21 August 2011

Movie Review: The Inbetweeners Movie


C+

The Inbetweeners Movie
2011, 97mins, 15
Director: Ben Palmer
Writer (s): Iain Morris, Damon Beesley
Cast includes: Simon Bird, James Buckley, Blake Harrison, Joe Thomas, Laura Haddock, Emily Head
UK Release Date: 19th August 2011

Since its first appearance on British television in 2008, “The Inbetweeners” has pretty much become a modern comedic institution. Following a group of socially inept 18 year-old boys, the show amassed a following thanks to its boundary busting vulgarity, clever writing and gut wrenching honesty. With the television portion of these characters’ lives now seemingly complete (the third series climaxed in 2010), the creators have bumped this troubled quartet of cretins up to the big screen for a final hurrah. “The Inbetweeners Movie” captures much of the humour that rendered the show such a deserved success, but it also makes several critical missteps outside of its comic aspirations, especially when it comes to depicting the lads finding romance on a gnarly holiday.

Will (Simon Bird), Jay (James Buckley), Simon (Joe Thomas) and Neil (Blake Harrison) are about to leave their school years behind them, preparing to move into the realms of university and work in the coming months. When Simon’s long-term crush Carli (Emily Head) dumps him, the boys decide that a holiday is in order, heading to Malia in Greece for a fortnight of booze, relaxation and hopefully sex. On arrival their accommodation turns out to be dingy, the locals less than friendly and their own group dynamic threatened by rivalries and disappointments. As the getaway goes from bad to worse, hope arrives in the form of a gaggle of girls, chiefly Alison (Laura Haddock, “Captain America The First Avenger”), a young woman who strikes up a strong bond with nebbish Will.

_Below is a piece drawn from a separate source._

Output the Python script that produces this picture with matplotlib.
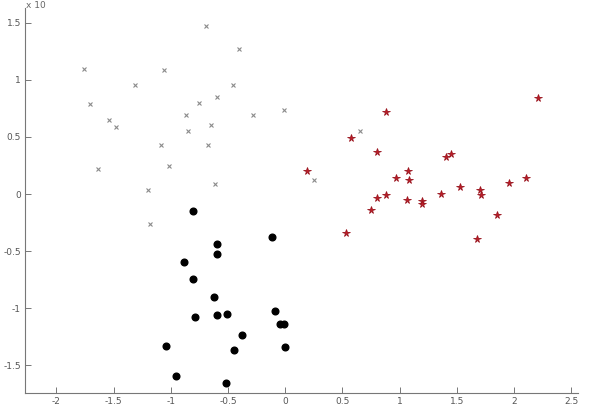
import numpy as np
import matplotlib
matplotlib.use("Agg")
import matplotlib.pyplot as plt

# gray crosses
gray_x = [-1.757, -1.707, -1.544, -1.475, -1.635, -1.312, -1.064, -1.087, -1.017,
          -1.201, -0.692, -0.403, -0.453, -0.592, -0.755, -0.866, -0.846, -0.648,
          -0.677, -0.618, -0.281, -0.013, -1.186, 0.651, 0.252]
gray_y = [1.094, 0.792, 0.646, 0.590, 0.222, 0.959, 1.085, 0.430, 0.248,
          0.032, 1.474, 1.275, 0.959, 0.851, 0.795, 0.690, 0.553, 0.608,
          0.430, 0.088, 0.690, 0.737, -0.263, 0.550, 0.120]

# red stars
red_x = [2.208, 0.878, 0.578, 0.802, 0.194, 1.076, 1.081, 0.965, 1.410, 1.451,
         1.524, 1.361, 1.705, 1.710, 1.958, 2.109, 0.802, 0.878, 1.061, 1.198,
         1.198, 0.753, 1.853, 0.534, 1.681]
red_y = [0.845, 0.722, 0.494, 0.371, 0.199, 0.199, 0.123, 0.137, 0.325, 0.351,
         0.064, 0.003, 0.038, -0.012, 0.099, 0.143, -0.032, -0.012, -0.053, -0.064,
         -0.085, -0.140, -0.181, -0.339, -0.395]

# black dots
black_x = [-0.808, -0.115, -0.596, -0.596, -0.884, -0.802, -0.624, -0.086, -0.793,
           -0.596, -0.505, -0.048, -0.007, -0.380, -1.046, -0.004, -0.447, -0.959, -0.514]
black_y = [-0.152, -0.374, -0.436, -0.523, -0.591, -0.743, -0.901, -1.023, -1.079,
           -1.064, -1.050, -1.140, -1.140, -1.231, -1.333, -1.342, -1.368, -1.594, -1.655]

xticks = [-2, -1.5, -1, -0.5, 0, 0.5, 1, 1.5, 2, 2.5]
xlabels = ["-2", "-1.5", "-1", "-0.5", "0", "0.5", "1", "1.5", "2", "2.5"]
yticks = [-1.5, -1, -0.5, 0, 0.5, 1, 1.5]
ylabels = ["-1.5", "-1", "-0.5", "0", "0.5", "1", "1.5"]

fig = plt.figure(figsize=(5.89, 4.12), dpi=100)
ax = fig.add_axes([25/589, 19/412, 553/589, 385/412])

ax.plot(gray_x, gray_y, "x", color="#8a8a8a", markersize=3.5, markeredgewidth=0.8)
ax.plot(red_x, red_y, "*", color="#c41a24", markersize=5.5, markeredgewidth=0.6,
        markeredgecolor="#9a1620")
ax.plot(black_x, black_y, "o", color="black", markersize=4.8)

ax.set_xlim(-2.275, 2.56)
ax.set_ylim(-1.743, 1.63)
ax.set_xticks(xticks)
ax.set_xticklabels(xlabels)
ax.set_yticks(yticks)
ax.set_yticklabels(ylabels)

for s in ["top", "right"]:
    ax.spines[s].set_visible(False)
for s in ["left", "bottom"]:
    ax.spines[s].set_color("#777777")
    ax.spines[s].set_linewidth(0.8)
ax.tick_params(direction="in", length=4, width=0.7, colors="#777777",
               labelsize=6.5, labelcolor="#555555", pad=3)

fig.text(26/589, 1 - 6/412, "x 10", fontsize=6.5, color="#666666",
         ha="left", va="center")

fig.savefig("out.png", dpi=100)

“The Inbetweeners Movie” feels like it belongs on TV, the feature more of an extended episode than an accomplished motion picture. Visually director Ben Palmer has done very little to distinguish his work here from that on the show itself, save for a few unsubtle camera tricks in the glitzy party central of Malia. The pacing also feels incredibly uneven, the filmmakers sending the characters on their way promptly, but the holiday adventuring never finds the correct momentum. Events seem to occur out of sync with the emotional core of the picture, and at 97 minutes the film is definitely overstretched. This is a story that could’ve unfolded effectively as an hour-long TV special, but instead writers Iain Morris and Damon Beesley stagger the plot unnecessarily. As a result of this bloated presentation some of the punch associated with “The Inbetweeners” feels absent.

The movie offers a respectable belly laugh quota, even if it lunges for the obvious joke a little too readily. As was the case on TV, the tale is narrated by nerdy Will; Simon Bird’s phenomenal delivery and the character’s sly observations amounting to several hysterical line readings. The larger set-pieces are also pretty good, particularly those involving ridiculous dance moves, anthills and bizarre masturbatory practices (snorkels and ham go hand in hand here). The dialogue also retains its freshness and believability, the writers once again perfectly replicating the crude conversation that goes on between boys of a certain age. It’s always pleasant to see writers utilize profanity so creatively, but the creators are very aware that it’s all bravado, a front for these scared and na├»ve teens to hide behind. It’s that truthfulness and relatable sensibility which made the TV show so popular. Thusly it’s nice to observe that particular quality making its way into the film.

The cast are all fine, particularly the female newcomers played gamely by Haddock, Tamla Kari, Lydia Rose Bewley and Jessica Knappet. What doesn’t gel are some of the writing choices made surrounding these characters, namely that they’d still be interested in frequenting with the boys after being treated so poorly by some of them. The chemistry between Haddock and Bird is adequate, but the other blossoming relationships don’t work, particularly that between Thomas and Kari. There’s a mean chauvinistic streak here, it’s actively uncomfortable to watch Thomas so arrogantly overlook Kari, only for her to come panting after him with every evolving scene. Relations within the central gang are somewhat better, with special mention going to a tender moment between Buckley’s Jay and Thomas’s Simon. It’s a poignant addition to the tale, subtly underplayed by both actors as they come to grips with possibly saying goodbye. It draws comparisons to “Superbad” for all the right reasons.

“The Inbetweeners Movie” is lightly entertaining but it doesn’t quite do its source full justice. It makes for a sharper ending than the last few episodes of the third season (where the concept was visibly running out of steam), but as a singular entity it’s riddled with irritating niggles. One should also mention that some attachment to the characters is vital for the film to land any of its intended impact, without prior exposure to this squad of reprobates your viewing will drag hard and often.

In the pantheon of TV to film adaptations “The Inbetweeners Movie” ranks above average. As a self-contained teen comedy it’s several notches below the respective genre highpoints.